Saturday 4 October 2008

"The Art of Travel"

Alain de Boton in his “The Art of Travel”, which is about artists and travel, not travel as as an art, draws attention to such writers as Baudelaire, whom T. S. Eliot said was “the first 19c traveller to give expression to the beauty of modern travelling places and machines, a kind of romantic nostalgia”. He admired not only the places of departure and arrival, but also the machines used. Ships, in particular, “have a profound and mysterious charm that arises from just looking at them”. John Betjeman, also, is able to evoke nostalgia in a certain style of travel. Baudelaire spent a lot of time at railway stations and ports. He had a major influence on the American artist, Edward Hopper, who was in Paris as a student in the early 19c. It is not just the scenes, but moreover the atmosphere of loneliness, isolation and poignancy, that arise from his paintings. Hopper also had an interest in trains and their associates. A half-empty carriage, dreaminess fostered by landscape, the rhythm of movement of the train and the sounds from the rail lines outside. In these environs one can be at one with thoughts and memories, in a timeless capsule.
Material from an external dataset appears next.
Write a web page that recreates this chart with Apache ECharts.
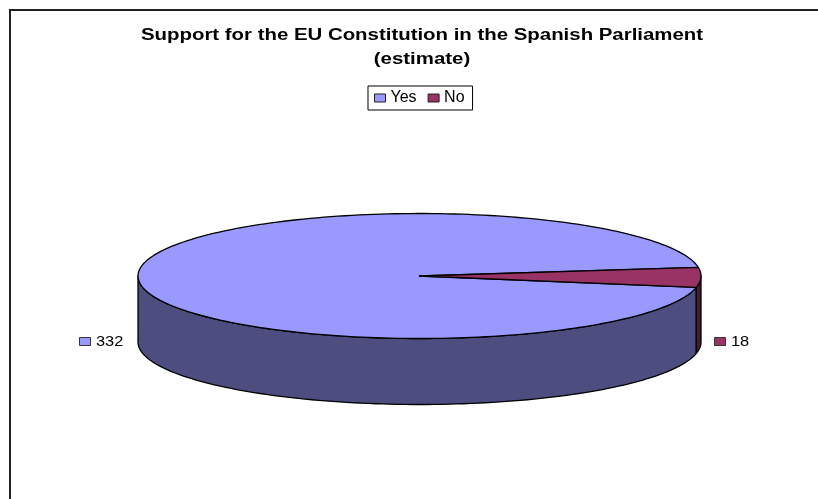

The train, of all types of transport, may be the best aid to thought, with glimpses, though brief, but long enough to identify objects, or private domains. You can follow an object, through the window, or a scene, in a panning of perception, till the next one appears in one’s view, the previous one now out of sight and mind. This is more real than celebrity. One can become aware of the present through other peoples’ lives. This is a fly on the wall existence. The unfamiliar is the most eye-catching.

This is a process of travelling without reference to a destination, which connects us to our senses and experiences. Symbols of the abroad, chaos, richness, or even such a thing as a shitting donkey in a shop, which so fascinated Flaubert on a visit to Egypt and where a young boy cried out a greeting to him, “I wish you all kinds of prosperity, especially a long dick”.